The rural and predominantly flat county of Norfolk is a popular holiday destination with tourists and there’s plenty to see and do in this typically English county. The region is known as East Anglia and shares borders with Cambridgeshire in the southwest, Lincolnshire in the west and Suffolk in the south. There are over 800,000 people living in Norfolk and the capital of the county is Norwich. It’s a popular tourist destination and people love walking through the pretty streets of the city, with its thatched cottages and traditional guest houses. Norwich is something of a cultural centre for the region at large and there are many theatres and music venues in the city. The Norfolk Broads are the county’s main tourist attraction and the many waterways and wetlands are popular with boaters, bird watchers and fitness enthusiasts.
Where to stay
Due to the great number of tourists and university students who visit the county each year, you will find plenty of accommodation to choose from in Norfolk. If you are planning on visiting the area and are looking for somewhere to stay, it may be worth considering a self-catering holiday home or traditional English cottage as an alternative to the many bed and breakfast chains around. You’ll get more space for your money, a better choice in location and the chance to experience what it’s really like to live as a resident in Norfolk. Check out Wimdu’s excellent selection of holidays homes in Norfolk to get an idea of the opportunities open to you.
- Famous comedy character Alan Partridge is a resident of Norfolk.
- Norfolk is the fifth largest county in England!
- Norfolk’s capital of Norwich is known for its amazing amount of old buildings – over 1500 in total!
- The name Norfolk originates from ‘North Folk’ which was used to describe the tribes living there.
What to see and do
Norwich’s capital Norfolk
Norwich is situated on the river Wensum and is a historical city with many attractive medieval streets to amble down.
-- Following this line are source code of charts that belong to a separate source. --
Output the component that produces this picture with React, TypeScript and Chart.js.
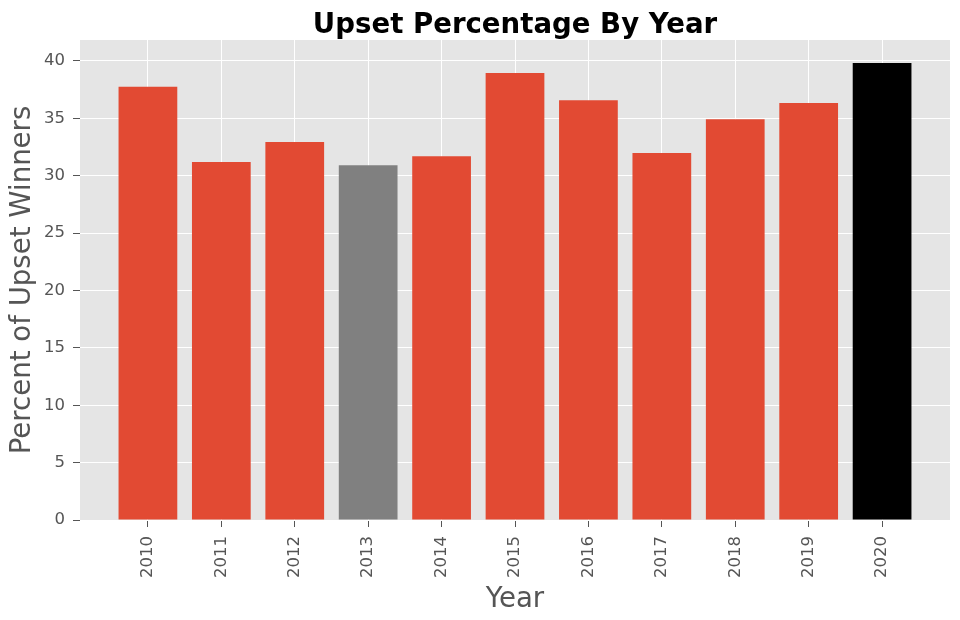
import React, { useEffect, useRef } from "react";
import { Chart, registerables } from "chart.js";

Chart.register(...registerables);

const years = ["2010", "2011", "2012", "2013", "2014", "2015", "2016", "2017", "2018", "2019", "2020"];
const upsetPct = [37.76, 31.2, 32.94, 30.91, 31.69, 38.95, 36.57, 31.98, 34.92, 36.34, 39.83];
const barColors = ["#E24A33", "#E24A33", "#E24A33", "#808080", "#E24A33", "#E24A33", "#E24A33", "#E24A33", "#E24A33", "#E24A33", "#000000"];
const yTicks = [0, 5, 10, 15, 20, 25, 30, 35, 40];

const FONT = "'DejaVu Sans', sans-serif";

const titlePlugin = {
  id: "customTitle",
  afterDraw(chart: any) {
    const { ctx, chartArea } = chart;
    ctx.save();
    ctx.font = `bold 27.6px ${FONT}`;
    ctx.fillStyle = "#000";
    ctx.textAlign = "center";
    ctx.textBaseline = "alphabetic";
    ctx.fillText("Upset Percentage By Year", (chartArea.left + chartArea.right) / 2, 33);
    ctx.restore();
  },
};

const bgPlugin = {
  id: "plotBg",
  beforeDraw(chart: any) {
    const { ctx, chartArea } = chart;
    ctx.save();
    ctx.fillStyle = "#E5E5E5";
    ctx.fillRect(chartArea.left, chartArea.top, chartArea.right - chartArea.left, chartArea.bottom - chartArea.top);
    ctx.restore();
  },
};

export default function App() {
  const ref = useRef<HTMLCanvasElement>(null);
  useEffect(() => {
    const chart = new Chart(ref.current!, {
      type: "bar",
      data: {
        datasets: [
          {
            data: upsetPct.map((v, i) => ({ x: i, y: v })),
            backgroundColor: barColors,
            borderWidth: 0,
            barPercentage: 0.8,
            categoryPercentage: 1,
          },
        ],
      },
      options: {
        animation: false,
        responsive: false,
        layout: { padding: { top: 40, right: 10, left: 0, bottom: 0 } },
        plugins: { legend: { display: false }, tooltip: { enabled: false } },
        scales: {
          x: {
            type: "linear",
            offset: false,
            min: -0.925,
            max: 10.925,
            afterFit: (s: any) => { s.height = 100; },
            afterBuildTicks: (s: any) => { s.ticks = years.map((_, i) => ({ value: i })); },
            grid: { offset: false, color: "#FFFFFF", lineWidth: 1, tickColor: "#555555", tickLength: 7, drawTicks: true },
            border: { display: false },
            ticks: {
              color: "#555555",
              font: { family: FONT, size: 16.5 },
              maxRotation: 90,
              minRotation: 90,
              padding: 9,
              autoSkip: false,
              callback: (v: any) => years[v] ?? "",
            },
            title: { display: true, text: "Year", color: "#555555", font: { family: FONT, size: 27.6 }, padding: { top: 0, bottom: 4 } },
          },
          y: {
            min: 0,
            max: 41.83,
            afterFit: (s: any) => { s.width = 80; },
            afterBuildTicks: (s: any) => { s.ticks = yTicks.map((v) => ({ value: v })); },
            grid: { color: "#FFFFFF", lineWidth: 1, tickColor: "#555555", tickLength: 7, drawTicks: true },
            border: { display: false },
            ticks: { color: "#555555", font: { family: FONT, size: 16.5 }, padding: 8 },
            title: { display: true, text: "Percent of Upset Winners", color: "#555555", font: { family: FONT, size: 27.6 }, padding: { top: 6, bottom: 0 } },
          },
        },
      },
      plugins: [bgPlugin, titlePlugin],
    });
    return () => chart.destroy();
  }, []);
  return (
    <div style={{ position: "fixed", left: 0, top: 0, width: 960, height: 620, background: "#fff" }}>
      <canvas ref={ref} width={960} height={620} />
    </div>
  );
}
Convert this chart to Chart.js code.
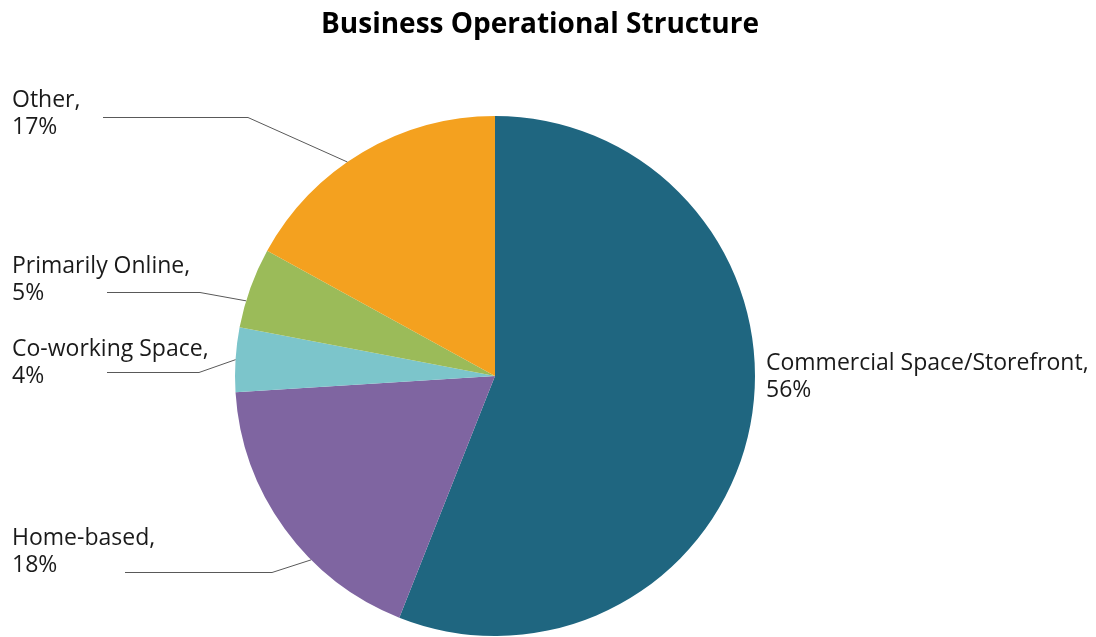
<!DOCTYPE html>
<html>
<head>
<meta charset="utf-8">
<title>Business Operational Structure</title>
<script src="https://cdn.jsdelivr.net/npm/chart.js@4.4.1/dist/chart.umd.min.js"></script>
<style>
  html, body { margin: 0; padding: 0; background: #ffffff; }
  #wrap { width: 1096px; height: 637px; position: relative; }
</style>
</head>
<body>
<div id="wrap"><canvas id="pieChart" width="1096" height="637"></canvas></div>
<script>
// Slice order runs clockwise from 12 o'clock
const categories = ["Commercial Space/Storefront", "Home-based", "Co-working Space", "Primarily Online", "Other"]
const shares = [56, 18, 4, 5, 17]
const sliceColors = ["#1f6680", "#7f65a1", "#7cc5cb", "#9bbb59", "#f4a11f"]

const chartTitle = "Business Operational Structure"

// Where each label sits and how its leader line bends (null = no leader)
const labelSpots = [
  { x: 766, y: 370, leader: null },
  { x: 12, y: 545, leader: { from: 125, elbow: 272, y: 572, shift: -9 } },
  { x: 12, y: 356, leader: { from: 107, elbow: 199, y: 372, shift: 0 } },
  { x: 12, y: 273, leader: { from: 107, elbow: 200, y: 292, shift: -3 } },
  { x: 12, y: 107, leader: { from: 103, elbow: 248, y: 117, shift: -4 } },
]

const FONT = "'Open Sans', 'Noto Sans', sans-serif"

const pieLabels = {
  id: "pieLabels",
  afterDraw(chart) {
    const ctx = chart.ctx
    const meta = chart.getDatasetMeta(0)

    ctx.save()
    // title
    ctx.fillStyle = "#000000"
    ctx.font = "bold 28px " + FONT
    ctx.textAlign = "center"
    ctx.textBaseline = "alphabetic"
    ctx.fillText(chartTitle, 540, 33)

    meta.data.forEach((arc, i) => {
      const spot = labelSpots[i]
      const value = chart.data.datasets[0].data[i]

      if (spot.leader) {
        const mid = (arc.startAngle + arc.endAngle) / 2 + spot.leader.shift * Math.PI / 180
        const ex = arc.x + Math.cos(mid) * arc.outerRadius
        const ey = arc.y + Math.sin(mid) * arc.outerRadius
        ctx.strokeStyle = "#595959"
        ctx.lineWidth = 1
        ctx.beginPath()
        ctx.moveTo(spot.leader.from, spot.leader.y + 0.5)
        ctx.lineTo(spot.leader.elbow, spot.leader.y + 0.5)
        ctx.lineTo(ex, ey)
        ctx.stroke()
      }

      ctx.fillStyle = "#1a1a1a"
      ctx.font = "23px " + FONT
      ctx.textAlign = "left"
      ctx.fillText(chart.data.labels[i] + ",", spot.x, spot.y)
      ctx.fillText(value + "%", spot.x, spot.y + 27)
    })
    ctx.restore()
  },
}

function drawChart() {
  const ctx = document.getElementById("pieChart").getContext("2d")
  new Chart(ctx, {
    type: "pie",
    data: {
      labels: categories,
      datasets: [
        {
          data: shares,
          backgroundColor: sliceColors,
          borderWidth: 0,
        },
      ],
    },
    options: {
      responsive: false,
      animation: false,
      devicePixelRatio: 1,
      layout: {
        padding: { top: 116, bottom: 1, left: 235, right: 341 },
      },
      plugins: {
        legend: { display: false },
        title: { display: false },
        tooltip: { enabled: false },
      },
    },
    plugins: [pieLabels],
  })
}

Promise.all([
  document.fonts.load("23px 'Open Sans'"),
  document.fonts.load("bold 28px 'Open Sans'"),
]).then(drawChart, drawChart)
</script>
</body>
</html>
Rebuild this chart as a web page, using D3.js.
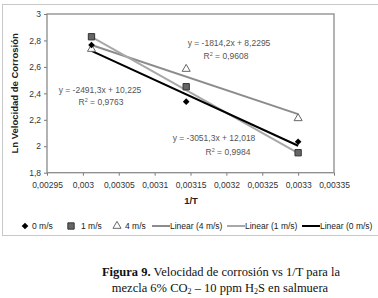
<!DOCTYPE html>
<html>
<head>
<meta charset="utf-8">
<script src="https://cdn.jsdelivr.net/npm/d3@7"></script>
<style>
  body { margin: 0; background: #fff; }
  svg { display: block; font-family: 'Liberation Sans', Arial, sans-serif; }
</style>
</head>
<body>
<div id="chart"></div>
<script>
// 1/T values (x) and Ln corrosion rate per flow velocity
const xValues = [0.003012, 0.003144, 0.0033];
const v0 = [2.766, 2.337, 2.034];   // 0 m/s
const v1 = [2.828, 2.450, 1.951];   // 1 m/s
const v4 = [2.735, 2.584, 2.211];   // 4 m/s

// trendline coefficients as printed on the chart
const trendNames = ['Linear (4 m/s)', 'Linear (1 m/s)', 'Linear (0 m/s)'];
const trendSlopes = [-1814.2, -3051.3, -2491.3];
const trendIntercepts = [8.2295, 12.018, 10.225];
const trendEq = ['y = -1814,2x + 8,2295', 'y = -3051,3x + 12,018', 'y = -2491,3x + 10,225'];
const trendR2 = ['0,9608', '0,9984', '0,9763'];

const xTicks = [0.00295, 0.003, 0.00305, 0.0031, 0.00315, 0.0032, 0.00325, 0.0033, 0.00335];
const yTicks = [1.8, 2, 2.2, 2.4, 2.6, 2.8, 3];

const W = 378, H = 298;
const plot = { left: 47, top: 14, right: 334, bottom: 172.7 };

const loc = d3.formatLocale({ decimal: ',', thousands: '.', grouping: [3], currency: ['', ''] });
const fx = loc.format('.5~f');
const fy = loc.format('.1~f');

const svg = d3.select('#chart').append('svg')
  .attr('width', W).attr('height', H);

// outer chart frame
svg.append('rect')
  .attr('x', 2.5).attr('y', 4.5).attr('width', 380).attr('height', 231)
  .attr('fill', 'none').attr('stroke', '#c8c8c8');

const x = d3.scaleLinear().domain([0.00295, 0.00335]).range([plot.left, plot.right]);
const y = d3.scaleLinear().domain([1.8, 3]).range([plot.bottom, plot.top]);

// axes
const gx = svg.append('g')
  .attr('transform', `translate(0,${plot.bottom})`)
  .call(d3.axisBottom(x).tickValues(xTicks).tickFormat(fx).tickSize(3).tickSizeOuter(0));
const gy = svg.append('g')
  .attr('transform', `translate(${plot.left},0)`)
  .call(d3.axisLeft(y).tickValues(yTicks).tickFormat(fy).tickSize(3).tickSizeOuter(0));

[gx, gy].forEach(g => {
  g.select('.domain').remove();
  g.selectAll('line').attr('stroke', '#777');
  g.selectAll('text').attr('fill', '#333').style('font-size', '8.5px')
    .style('font-family', "'Liberation Sans', Arial, sans-serif");
});
gx.selectAll('text').attr('dy', '1.1em');
gy.selectAll('text').attr('x', -6);

// plot frame
svg.append('rect')
  .attr('x', plot.left).attr('y', plot.top)
  .attr('width', plot.right - plot.left).attr('height', plot.bottom - plot.top)
  .attr('fill', 'none').attr('stroke', '#8a8a8a').attr('stroke-width', 1.3);

// axis titles
svg.append('text')
  .attr('x', 191).attr('y', 204)
  .attr('text-anchor', 'middle')
  .style('font-size', '9.5px').style('font-weight', 'bold').attr('fill', '#222')
  .text('1/T');
svg.append('text')
  .attr('transform', `translate(18,${(plot.top + plot.bottom) / 2}) rotate(-90)`)
  .attr('text-anchor', 'middle')
  .style('font-size', '9.5px').style('font-weight', 'bold').attr('fill', '#222')
  .text('Ln Velocidad de Corrosión');

// trendlines
const trendColors = ['#8c8c8c', '#a8a8a8', '#000'];
const x0 = d3.min(xValues), x1 = d3.max(xValues);
trendSlopes.forEach((m, i) => {
  svg.append('line')
    .attr('x1', x(x0)).attr('y1', y(m * x0 + trendIntercepts[i]))
    .attr('x2', x(x1)).attr('y2', y(m * x1 + trendIntercepts[i]))
    .attr('stroke', trendColors[i]).attr('stroke-width', 2);
});

// markers
const diamond = d3.symbol().type(d3.symbolSquare).size(22);
const square = d3.symbol().type(d3.symbolSquare).size(40);
const triangle = d3.symbol().type(d3.symbolTriangle).size(28);

svg.append('g').selectAll('path').data(v4).join('path')
  .attr('transform', (d, i) => `translate(${x(xValues[i])},${y(d)})`)
  .attr('d', triangle).attr('fill', '#fff').attr('stroke', '#666').attr('stroke-width', 1);
svg.append('g').selectAll('path').data(v1).join('path')
  .attr('transform', (d, i) => `translate(${x(xValues[i])},${y(d)})`)
  .attr('d', square).attr('fill', '#666').attr('stroke', '#333').attr('stroke-width', 1);
svg.append('g').selectAll('path').data(v0).join('path')
  .attr('transform', (d, i) => `translate(${x(xValues[i])},${y(d)}) rotate(45)`)
  .attr('d', diamond).attr('fill', '#000');

// equation labels
const eqPos = [
  { x: 229, y: 46, rx: 226, ry: 59 },
  { x: 214, y: 141, rx: 228, ry: 155 },
  { x: 100, y: 93, rx: 101, ry: 105 }
];
eqPos.forEach((p, i) => {
  svg.append('text').attr('x', p.x).attr('y', p.y)
    .attr('text-anchor', 'middle').attr('fill', '#555').style('font-size', '8.5px')
    .text(trendEq[i]);
  const r = svg.append('text').attr('x', p.rx).attr('y', p.ry)
    .attr('text-anchor', 'middle').attr('fill', '#555').style('font-size', '8.5px');
  r.append('tspan').text('R');
  r.append('tspan').attr('dy', -3).style('font-size', '5.5px').text('2');
  r.append('tspan').attr('dy', 3).text(' = ' + trendR2[i]);
});

// legend
const lg = svg.append('g').style('font-size', '8.5px').attr('fill', '#222');
const ly = 226;
lg.append('path').attr('transform', `translate(25,${ly}) rotate(45)`).attr('d', diamond).attr('fill', '#000');
lg.append('text').attr('x', 32).attr('y', ly + 3).text('0 m/s');
lg.append('path').attr('transform', `translate(71,${ly})`).attr('d', square).attr('fill', '#666').attr('stroke', '#333');
lg.append('text').attr('x', 81).attr('y', ly + 3).text('1 m/s');
lg.append('path').attr('transform', `translate(117,${ly})`).attr('d', triangle).attr('fill', '#fff').attr('stroke', '#666');
lg.append('text').attr('x', 125).attr('y', ly + 3).text('4 m/s');
const lineItems = [152, 227, 302];
lineItems.forEach((lx, i) => {
  lg.append('line').attr('x1', lx).attr('x2', lx + 18).attr('y1', ly).attr('y2', ly)
    .attr('stroke', trendColors[i]).attr('stroke-width', 2);
  lg.append('text').attr('x', lx + 18).attr('y', ly + 3).text(trendNames[i]);
});

// caption
const cap = svg.append('g')
  .style('font-family', "'Liberation Serif', 'Times New Roman', serif")
  .style('font-size', '12.5px').attr('fill', '#111');
const c1 = cap.append('text').attr('x', 221).attr('y', 276).attr('text-anchor', 'middle');
c1.append('tspan').style('font-weight', 'bold').text('Figura 9.');
c1.append('tspan').text(' Velocidad de corrosión vs 1/T para la');
const c2 = cap.append('text').attr('x', 220).attr('y', 292).attr('text-anchor', 'middle');
c2.append('tspan').text('mezcla 6% CO');
c2.append('tspan').attr('dy', 2).style('font-size', '8px').text('2');
c2.append('tspan').attr('dy', -2).text(' – 10 ppm H');
c2.append('tspan').attr('dy', 2).style('font-size', '8px').text('2');
c2.append('tspan').attr('dy', -2).text('S en salmuera');
</script>
</body>
</html>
The city is famous for being the most complete medieval city in the UK with over 1500 historical buildings in the city centre. Norwich’s rich and illustrious history that includes not just the medieval period but also the industrial period in the late 19th century. Visitors to Norwich should definitely head to Norwich Cathedral, it’s 900 years old and is the most striking building on Norwich’s skyline. Around the castle are many pleasant cafes and restaurants too. Norwich Castle should also be seen – the castle is open for visitors and a museum inside tells the impressive story of William the Conqueror and his relationship with Norwich. Self-catering options are popular in Norwich as many families rent out their townhouses here while staying elsewhere. But if it’s greenery or seaside living you hanker for, its worth venturing a little further out to the Norfolk coast, where you will be able to find more traditional family cottages, stately holiday homes set in the countryside, and beautiful traditional villas on the seafront.
The Norfolk Broads
The Norfolk Broads are a popular tourist destination and offer many fun attractions for visitors. The Broads are a historic and scenic part and consist of many navigable rivers, lakes and marshes and are a National Park. The Broads were originally thought to be natural but it was proved that they were the result of large scale excavations of peat bogs long ago. Today the Broads are known for the exceptional flora and fauna in the area, excellent boating opportunities and scenic countryside. They are popular with recreational boaters who enjoy leisurely travelling along the various waterways. There are loads of pretty self-catering cottages available around this area. Better be quick though- they get snapped up fast in the summer months!
Head to Norfolk’s coast to try the local cuisine. You’ll find excellent seafood in the many restaurants and pubs along the coast. Cromer is particularly popular with crabs. A lot of Norfolk is good for growing fruit and vegetables and apples and pears grown in the county are particularly tasty. So why not spend a day in the bogs crab fishing, then stop off at your local market for some fresh fish and veg to take home for a hearty Norfolk dinner by the fire in your little cottage.
Norfolk is relatively straightforward to get around. Norwich International Airport is the main airport in the region but it quite small – there are however daily flights from Norwich to Schiphol Airport in Amsterdam. It is possible to get to Norfolk by ferry from Europe and the Harwich – Hook of Holland ferry terminal is located just over the border in Suffolk. Norfolk is very accessible by train and two main lines connect Norwich and Kings Lynne with London. There are 35 daily trains between Norwich and London and the journey takes 2 hours. It is also possible to get to Norfolk by bus and National Express run coaches from cities such as London, Cambridge and Coventry. Wherever you are staying in Norfolk, exploring is best done with a car, especially if your cottage is situated in one of the more remote parts which are not served by public transport. Many of the holiday homes and bed and breakfasts here will have ample parking through, so no need to worry about fitting your car down one of the narrow side streets.